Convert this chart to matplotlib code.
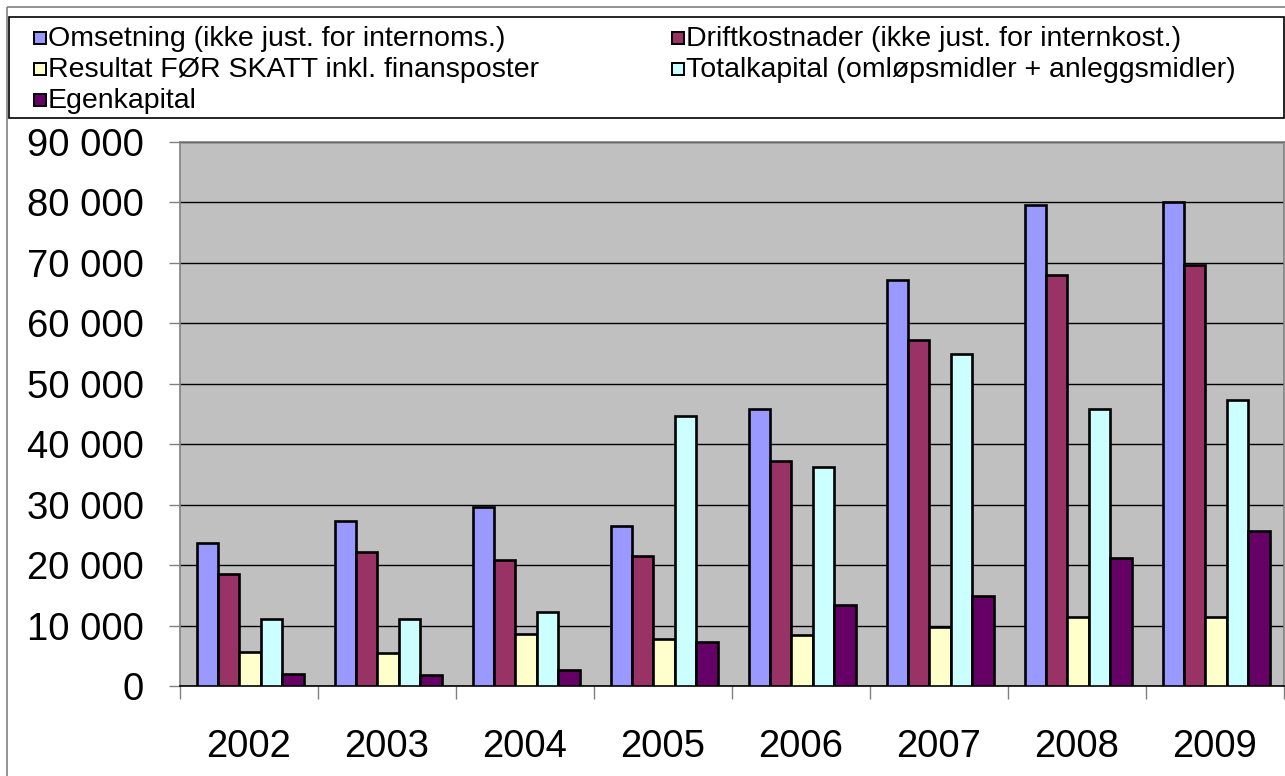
import numpy as np
import matplotlib
matplotlib.use("Agg")
import matplotlib.pyplot as plt
from matplotlib.patches import Rectangle
from matplotlib.ticker import FuncFormatter, MultipleLocator

plt.rcParams['font.family'] = ['Liberation Sans', 'DejaVu Sans']

years = ['2002', '2003', '2004', '2005', '2006', '2007', '2008', '2009']

series_names = [
    'Omsetning (ikke just. for internoms.)',
    'Driftkostnader (ikke just. for internkost.)',
    'Resultat FØR SKATT inkl. finansposter',
    'Totalkapital (omløpsmidler + anleggsmidler)',
    'Egenkapital',
]
omsetning = [23700, 27250, 29600, 26500, 45800, 67200, 79500, 80100]
driftkostnader = [18500, 22250, 20900, 21500, 37300, 57250, 68000, 69700]
resultat = [5700, 5450, 8600, 7800, 8500, 9850, 11400, 11400]
totalkapital = [11200, 11100, 12200, 44600, 36200, 54900, 45850, 47300]
egenkapital = [2000, 1900, 2700, 7300, 13400, 15000, 21250, 25650]

colors = ['#9999FF', '#993366', '#FFFFCC', '#CCFFFF', '#660066']

W, H = 1285, 776
fig = plt.figure(figsize=(W / 100, H / 100), dpi=100)
fig.patch.set_facecolor('white')

# plot area in pixel terms
left, right, top, bottom = 180, 1284, 141.7, 686.3
ax = fig.add_axes([left / W, 1 - bottom / H, (right - left) / W, (bottom - top) / H])
ax.set_facecolor('#C0C0C0')

x = np.arange(len(years))
width = 0.155
all_values = [omsetning, driftkostnader, resultat, totalkapital, egenkapital]
for i, (vals, col) in enumerate(zip(all_values, colors)):
    ax.bar(x + (i - 2) * width + 0.008, vals, width, color=col, edgecolor='black',
           linewidth=1.9, zorder=3)

ax.set_xlim(-0.5, len(years) - 0.5)
ax.set_ylim(0, 90000)
ax.yaxis.set_major_locator(MultipleLocator(10000))
ax.yaxis.set_major_formatter(FuncFormatter(lambda v, p: f'{int(v):,}'.replace(',', ' ')))
ax.yaxis.grid(True, color='black', linewidth=1.0, zorder=1)
ax.set_axisbelow(True)

ax.set_xticks(x)
ax.set_xticklabels(years)
ax.set_xticks(np.arange(len(years) + 1) - 0.5, minor=True)
ax.tick_params(axis='x', which='major', length=0, pad=31, labelsize=27.5)
ax.tick_params(axis='x', which='minor', length=9, width=1, color='#808080', direction='out')
ax.tick_params(axis='y', which='major', length=8, width=1, color='#808080',
               direction='out', pad=18, labelsize=27.5)

for side in ['left', 'top', 'right']:
    ax.spines[side].set_color('#808080')
    ax.spines[side].set_linewidth(1.2)
ax.spines['bottom'].set_color('black')
ax.spines['bottom'].set_linewidth(1.2)

# overlay in pixel coordinates for the chart frame and legend
ov = fig.add_axes([0, 0, 1, 1], zorder=5)
ov.set_xlim(0, W)
ov.set_ylim(H, 0)
ov.axis('off')
ov.patch.set_alpha(0)

ov.add_patch(Rectangle((6.5, 6.5), W + 10, H + 10, fill=False, edgecolor='#808080', linewidth=1.2))
ov.add_patch(Rectangle((8.5, 16.5), 1275, 101, facecolor='white', edgecolor='black', linewidth=1.2))

col_x = [34, 672]
row_y = [38, 69, 100]
for k, name in enumerate(series_names):
    r, c = divmod(k, 2)
    mx, my = col_x[c], row_y[r]
    ov.add_patch(Rectangle((mx, my - 6), 12, 12, facecolor=colors[k],
                           edgecolor='black', linewidth=1.4))
    ov.text(mx + 14, my + 1, name, fontsize=20.5, va='center', ha='left')

fig.savefig('out.png', dpi=100)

**REQUIREMENT**
Every line of the material is to be quoted exactly, with no pictures carried over.

**EXPECTED ANSWER**
Convert this chart to matplotlib code.
import numpy as np
import matplotlib
matplotlib.use("Agg")
import matplotlib.pyplot as plt
from matplotlib.patches import Rectangle
from matplotlib.ticker import FuncFormatter, MultipleLocator

plt.rcParams['font.family'] = ['Liberation Sans', 'DejaVu Sans']

years = ['2002', '2003', '2004', '2005', '2006', '2007', '2008', '2009']

series_names = [
    'Omsetning (ikke just. for internoms.)',
    'Driftkostnader (ikke just. for internkost.)',
    'Resultat FØR SKATT inkl. finansposter',
    'Totalkapital (omløpsmidler + anleggsmidler)',
    'Egenkapital',
]
omsetning = [23700, 27250, 29600, 26500, 45800, 67200, 79500, 80100]
driftkostnader = [18500, 22250, 20900, 21500, 37300, 57250, 68000, 69700]
resultat = [5700, 5450, 8600, 7800, 8500, 9850, 11400, 11400]
totalkapital = [11200, 11100, 12200, 44600, 36200, 54900, 45850, 47300]
egenkapital = [2000, 1900, 2700, 7300, 13400, 15000, 21250, 25650]

colors = ['#9999FF', '#993366', '#FFFFCC', '#CCFFFF', '#660066']

W, H = 1285, 776
fig = plt.figure(figsize=(W / 100, H / 100), dpi=100)
fig.patch.set_facecolor('white')

# plot area in pixel terms
left, right, top, bottom = 180, 1284, 141.7, 686.3
ax = fig.add_axes([left / W, 1 - bottom / H, (right - left) / W, (bottom - top) / H])
ax.set_facecolor('#C0C0C0')

x = np.arange(len(years))
width = 0.155
all_values = [omsetning, driftkostnader, resultat, totalkapital, egenkapital]
for i, (vals, col) in enumerate(zip(all_values, colors)):
    ax.bar(x + (i - 2) * width + 0.008, vals, width, color=col, edgecolor='black',
           linewidth=1.9, zorder=3)

ax.set_xlim(-0.5, len(years) - 0.5)
ax.set_ylim(0, 90000)
ax.yaxis.set_major_locator(MultipleLocator(10000))
ax.yaxis.set_major_formatter(FuncFormatter(lambda v, p: f'{int(v):,}'.replace(',', ' ')))
ax.yaxis.grid(True, color='black', linewidth=1.0, zorder=1)
ax.set_axisbelow(True)

ax.set_xticks(x)
ax.set_xticklabels(years)
ax.set_xticks(np.arange(len(years) + 1) - 0.5, minor=True)
ax.tick_params(axis='x', which='major', length=0, pad=31, labelsize=27.5)
ax.tick_params(axis='x', which='minor', length=9, width=1, color='#808080', direction='out')
ax.tick_params(axis='y', which='major', length=8, width=1, color='#808080',
               direction='out', pad=18, labelsize=27.5)

for side in ['left', 'top', 'right']:
    ax.spines[side].set_color('#808080')
    ax.spines[side].set_linewidth(1.2)
ax.spines['bottom'].set_color('black')
ax.spines['bottom'].set_linewidth(1.2)

# overlay in pixel coordinates for the chart frame and legend
ov = fig.add_axes([0, 0, 1, 1], zorder=5)
ov.set_xlim(0, W)
ov.set_ylim(H, 0)
ov.axis('off')
ov.patch.set_alpha(0)

ov.add_patch(Rectangle((6.5, 6.5), W + 10, H + 10, fill=False, edgecolor='#808080', linewidth=1.2))
ov.add_patch(Rectangle((8.5, 16.5), 1275, 101, facecolor='white', edgecolor='black', linewidth=1.2))

col_x = [34, 672]
row_y = [38, 69, 100]
for k, name in enumerate(series_names):
    r, c = divmod(k, 2)
    mx, my = col_x[c], row_y[r]
    ov.add_patch(Rectangle((mx, my - 6), 12, 12, facecolor=colors[k],
                           edgecolor='black', linewidth=1.4))
    ov.text(mx + 14, my + 1, name, fontsize=20.5, va='center', ha='left')

fig.savefig('out.png', dpi=100)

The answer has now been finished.